A Bot Bought Illegal Drugs And No One's Sure What to Do About It

Once a week for several months, a bot created by a group of artist-hackers purchased one item selected at random from Agora, a Silk Road-style darknet marketplace, and had it delivered to an art gallery in Switzerland. In November, the bot bought a packet of ecstasy pills that were hidden inside a DVD box, and last month, it picked a forged Hungarian passport. Who committed a crime?
Random Darknet Shopper bought plenty of relatively innocuous stuff, too: a pair of Nike Air Yeezy IIs, bootleg Diesel jeans, a stash box that looks like a can of Sprite. Its creators, an art collective called !Mediengruppe Bitnik, allotted it $100 worth of bitcoins every week. The purchases were delivered to Kunst Halle gallery in St. Gallen, where they were displayed as part of a deep web-centric art show.
As Marina Galperina notes at Fast Co. Labs, this isn't the first stunt of its kind. Darius Kazemi, something of a legend amongst bot-makers, began a similar project in 2012, but his creation only trawls the drug-free waters of Amazon.
The possibility that machine intelligence might by happenstance decide to purchase enough MDMA for a really fun night out at the club makes things trickier.

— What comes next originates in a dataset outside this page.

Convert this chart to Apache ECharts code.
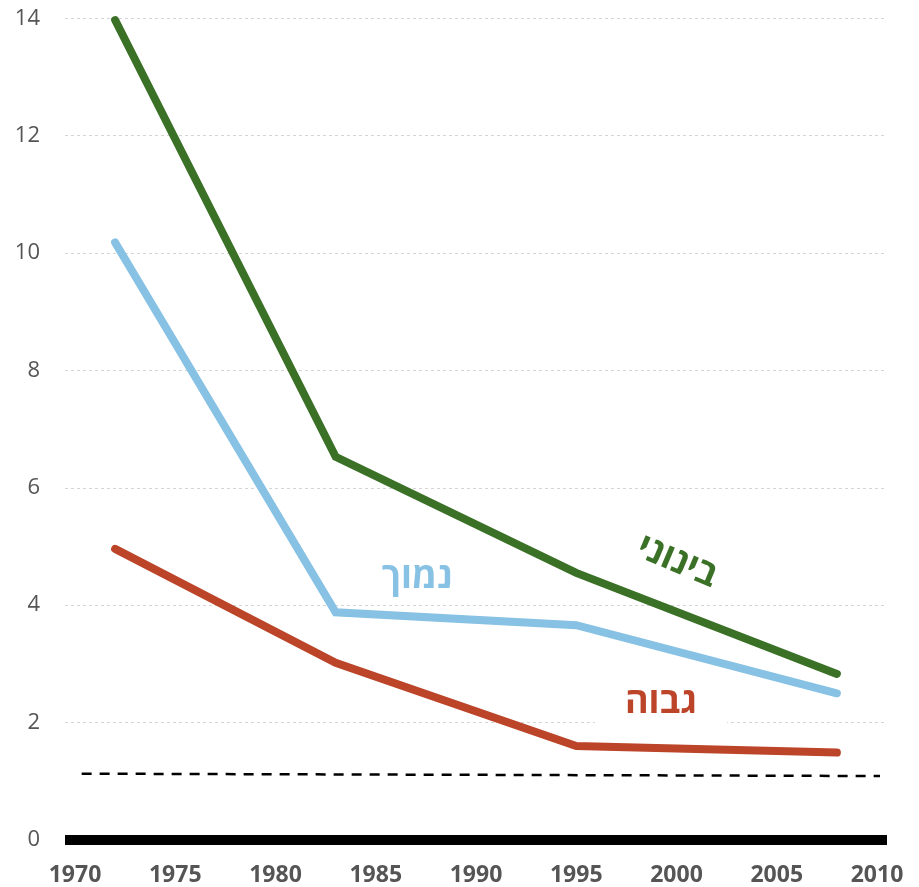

Forbes' Ryan Calo ponders the implications.
Are these artists liable for what the bot bought? Maybe. In the United States, at least, criminal law is predominantly statutory. We would have to look to the precise wording of the federal or local law and then apply it to the facts at hand. If, for instance, the law says a person may not knowingly purchase pirated merchandise or drugs, there is an argument that the artists did not violate the law. Whereas if the law says the person may not engage in this behavior recklessly, then the artists may well be found guilty, since they released the bot into an environment where they could be substantially certain some unlawful outcome would occur. I presume they even wanted the bot to yield illegal contraband to make the installation more exciting. Wanting a bad outcome doesn't make it illegal (you cannot wish someone to death), but purposefully leaving the bot in the darknet until it yielded contraband seems hard to distinguish from intent.
All of which is interesting in theory. But even if !Mediengruppe Bitnik couldn't be busted for buying the drugs, it seems like you'd have a pretty clear-cut possession case against whomever is running the gallery.